Exercise description:
Up to and including the line with "return None", return every line from the start of the entries below exactly.

══ Records shown ══

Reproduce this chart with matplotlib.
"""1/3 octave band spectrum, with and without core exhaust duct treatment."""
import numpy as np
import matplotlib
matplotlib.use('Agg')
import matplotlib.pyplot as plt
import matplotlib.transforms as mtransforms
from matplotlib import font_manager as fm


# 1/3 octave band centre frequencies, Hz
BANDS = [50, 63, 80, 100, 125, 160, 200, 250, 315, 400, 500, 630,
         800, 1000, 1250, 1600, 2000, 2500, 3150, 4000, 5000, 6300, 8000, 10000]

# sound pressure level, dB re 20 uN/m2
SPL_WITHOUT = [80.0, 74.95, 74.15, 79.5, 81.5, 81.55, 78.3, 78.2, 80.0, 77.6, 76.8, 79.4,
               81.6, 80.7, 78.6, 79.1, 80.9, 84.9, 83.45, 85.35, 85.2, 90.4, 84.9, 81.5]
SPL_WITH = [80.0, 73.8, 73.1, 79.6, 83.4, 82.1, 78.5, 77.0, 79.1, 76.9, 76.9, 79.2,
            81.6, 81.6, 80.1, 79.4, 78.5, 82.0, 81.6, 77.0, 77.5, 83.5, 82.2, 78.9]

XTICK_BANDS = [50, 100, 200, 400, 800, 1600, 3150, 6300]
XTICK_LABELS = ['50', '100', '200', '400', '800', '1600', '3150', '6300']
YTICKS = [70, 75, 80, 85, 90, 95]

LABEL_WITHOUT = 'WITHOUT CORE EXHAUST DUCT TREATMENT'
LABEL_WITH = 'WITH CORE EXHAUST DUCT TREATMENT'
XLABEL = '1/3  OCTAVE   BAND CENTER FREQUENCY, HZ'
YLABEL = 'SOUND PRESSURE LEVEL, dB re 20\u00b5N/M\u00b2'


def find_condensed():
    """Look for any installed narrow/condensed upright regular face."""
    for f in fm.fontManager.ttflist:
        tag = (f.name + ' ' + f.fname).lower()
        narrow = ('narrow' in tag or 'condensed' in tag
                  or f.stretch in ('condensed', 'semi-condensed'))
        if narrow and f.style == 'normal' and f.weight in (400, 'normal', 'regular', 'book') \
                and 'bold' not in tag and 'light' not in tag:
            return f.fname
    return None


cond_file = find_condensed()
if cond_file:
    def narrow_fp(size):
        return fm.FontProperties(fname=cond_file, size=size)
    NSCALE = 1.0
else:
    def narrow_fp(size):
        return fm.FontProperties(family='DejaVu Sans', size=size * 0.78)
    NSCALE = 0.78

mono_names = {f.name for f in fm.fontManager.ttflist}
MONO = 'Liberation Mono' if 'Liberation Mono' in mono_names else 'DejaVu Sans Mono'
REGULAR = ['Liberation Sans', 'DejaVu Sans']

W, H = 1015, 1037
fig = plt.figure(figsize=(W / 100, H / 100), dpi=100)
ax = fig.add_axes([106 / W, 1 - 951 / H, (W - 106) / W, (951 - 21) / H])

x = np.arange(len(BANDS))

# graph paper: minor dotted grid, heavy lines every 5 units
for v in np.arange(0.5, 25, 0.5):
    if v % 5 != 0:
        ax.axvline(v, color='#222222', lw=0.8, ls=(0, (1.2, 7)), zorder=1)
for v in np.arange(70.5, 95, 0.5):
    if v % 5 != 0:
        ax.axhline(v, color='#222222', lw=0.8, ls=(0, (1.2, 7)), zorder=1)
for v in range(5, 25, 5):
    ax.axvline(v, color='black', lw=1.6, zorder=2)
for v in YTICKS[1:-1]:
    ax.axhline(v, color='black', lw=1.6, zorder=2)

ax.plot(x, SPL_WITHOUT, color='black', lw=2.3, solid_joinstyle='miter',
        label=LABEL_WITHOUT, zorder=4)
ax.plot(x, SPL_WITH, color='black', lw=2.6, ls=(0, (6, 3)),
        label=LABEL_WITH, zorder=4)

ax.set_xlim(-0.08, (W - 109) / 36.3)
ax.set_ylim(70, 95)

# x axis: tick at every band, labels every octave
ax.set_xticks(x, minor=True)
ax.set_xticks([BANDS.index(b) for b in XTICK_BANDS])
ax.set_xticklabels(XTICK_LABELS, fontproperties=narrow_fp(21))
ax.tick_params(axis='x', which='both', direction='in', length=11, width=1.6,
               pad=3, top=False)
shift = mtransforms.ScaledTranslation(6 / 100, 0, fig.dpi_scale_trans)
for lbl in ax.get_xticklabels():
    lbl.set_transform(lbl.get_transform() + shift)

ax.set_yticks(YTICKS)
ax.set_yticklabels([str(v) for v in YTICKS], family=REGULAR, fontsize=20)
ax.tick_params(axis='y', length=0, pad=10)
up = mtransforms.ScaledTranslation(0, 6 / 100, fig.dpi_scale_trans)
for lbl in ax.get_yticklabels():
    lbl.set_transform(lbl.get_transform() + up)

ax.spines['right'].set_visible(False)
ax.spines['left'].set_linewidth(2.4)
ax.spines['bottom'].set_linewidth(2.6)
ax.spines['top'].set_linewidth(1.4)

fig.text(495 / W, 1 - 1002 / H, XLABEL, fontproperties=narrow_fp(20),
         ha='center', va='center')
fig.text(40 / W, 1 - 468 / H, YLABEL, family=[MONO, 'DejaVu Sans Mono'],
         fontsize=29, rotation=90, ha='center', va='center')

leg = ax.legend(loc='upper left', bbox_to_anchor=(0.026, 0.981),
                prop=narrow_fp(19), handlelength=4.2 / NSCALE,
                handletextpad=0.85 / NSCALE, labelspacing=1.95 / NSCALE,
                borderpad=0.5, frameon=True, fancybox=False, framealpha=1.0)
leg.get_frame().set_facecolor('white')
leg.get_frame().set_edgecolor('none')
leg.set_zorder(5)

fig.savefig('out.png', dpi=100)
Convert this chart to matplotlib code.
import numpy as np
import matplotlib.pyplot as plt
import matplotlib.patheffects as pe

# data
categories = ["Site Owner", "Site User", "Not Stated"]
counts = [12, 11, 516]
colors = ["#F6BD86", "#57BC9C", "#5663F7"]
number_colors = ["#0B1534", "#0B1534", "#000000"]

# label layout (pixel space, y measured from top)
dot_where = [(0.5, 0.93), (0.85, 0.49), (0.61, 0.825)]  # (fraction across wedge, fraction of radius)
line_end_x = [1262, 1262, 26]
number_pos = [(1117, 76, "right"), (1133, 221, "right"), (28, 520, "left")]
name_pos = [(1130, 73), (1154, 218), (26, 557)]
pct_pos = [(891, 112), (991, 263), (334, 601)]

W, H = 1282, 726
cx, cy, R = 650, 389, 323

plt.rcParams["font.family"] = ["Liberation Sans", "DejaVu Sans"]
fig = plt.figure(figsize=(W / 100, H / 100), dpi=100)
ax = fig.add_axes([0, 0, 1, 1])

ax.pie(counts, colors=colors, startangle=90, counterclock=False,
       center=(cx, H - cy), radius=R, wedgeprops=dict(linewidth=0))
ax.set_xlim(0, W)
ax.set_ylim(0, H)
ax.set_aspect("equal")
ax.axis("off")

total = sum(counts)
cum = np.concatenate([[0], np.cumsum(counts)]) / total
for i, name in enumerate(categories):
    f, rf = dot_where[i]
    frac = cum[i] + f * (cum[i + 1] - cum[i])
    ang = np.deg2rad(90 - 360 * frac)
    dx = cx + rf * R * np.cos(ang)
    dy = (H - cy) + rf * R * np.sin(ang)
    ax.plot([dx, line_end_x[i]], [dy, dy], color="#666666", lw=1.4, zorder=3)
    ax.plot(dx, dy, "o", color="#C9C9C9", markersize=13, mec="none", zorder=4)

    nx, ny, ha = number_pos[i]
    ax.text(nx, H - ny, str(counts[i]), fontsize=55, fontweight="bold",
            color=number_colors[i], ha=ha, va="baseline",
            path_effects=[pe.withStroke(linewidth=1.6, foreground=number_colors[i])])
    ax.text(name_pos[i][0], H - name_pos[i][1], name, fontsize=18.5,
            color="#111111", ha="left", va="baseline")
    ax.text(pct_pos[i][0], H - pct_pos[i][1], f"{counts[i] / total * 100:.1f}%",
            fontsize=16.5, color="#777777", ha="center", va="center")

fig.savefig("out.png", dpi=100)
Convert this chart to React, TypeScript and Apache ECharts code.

═══

Solution to the problem:
Reproduce this chart with matplotlib.
"""1/3 octave band spectrum, with and without core exhaust duct treatment."""
import numpy as np
import matplotlib
matplotlib.use('Agg')
import matplotlib.pyplot as plt
import matplotlib.transforms as mtransforms
from matplotlib import font_manager as fm


# 1/3 octave band centre frequencies, Hz
BANDS = [50, 63, 80, 100, 125, 160, 200, 250, 315, 400, 500, 630,
         800, 1000, 1250, 1600, 2000, 2500, 3150, 4000, 5000, 6300, 8000, 10000]

# sound pressure level, dB re 20 uN/m2
SPL_WITHOUT = [80.0, 74.95, 74.15, 79.5, 81.5, 81.55, 78.3, 78.2, 80.0, 77.6, 76.8, 79.4,
               81.6, 80.7, 78.6, 79.1, 80.9, 84.9, 83.45, 85.35, 85.2, 90.4, 84.9, 81.5]
SPL_WITH = [80.0, 73.8, 73.1, 79.6, 83.4, 82.1, 78.5, 77.0, 79.1, 76.9, 76.9, 79.2,
            81.6, 81.6, 80.1, 79.4, 78.5, 82.0, 81.6, 77.0, 77.5, 83.5, 82.2, 78.9]

XTICK_BANDS = [50, 100, 200, 400, 800, 1600, 3150, 6300]
XTICK_LABELS = ['50', '100', '200', '400', '800', '1600', '3150', '6300']
YTICKS = [70, 75, 80, 85, 90, 95]

LABEL_WITHOUT = 'WITHOUT CORE EXHAUST DUCT TREATMENT'
LABEL_WITH = 'WITH CORE EXHAUST DUCT TREATMENT'
XLABEL = '1/3  OCTAVE   BAND CENTER FREQUENCY, HZ'
YLABEL = 'SOUND PRESSURE LEVEL, dB re 20\u00b5N/M\u00b2'


def find_condensed():
    """Look for any installed narrow/condensed upright regular face."""
    for f in fm.fontManager.ttflist:
        tag = (f.name + ' ' + f.fname).lower()
        narrow = ('narrow' in tag or 'condensed' in tag
                  or f.stretch in ('condensed', 'semi-condensed'))
        if narrow and f.style == 'normal' and f.weight in (400, 'normal', 'regular', 'book') \
                and 'bold' not in tag and 'light' not in tag:
            return f.fname
    return None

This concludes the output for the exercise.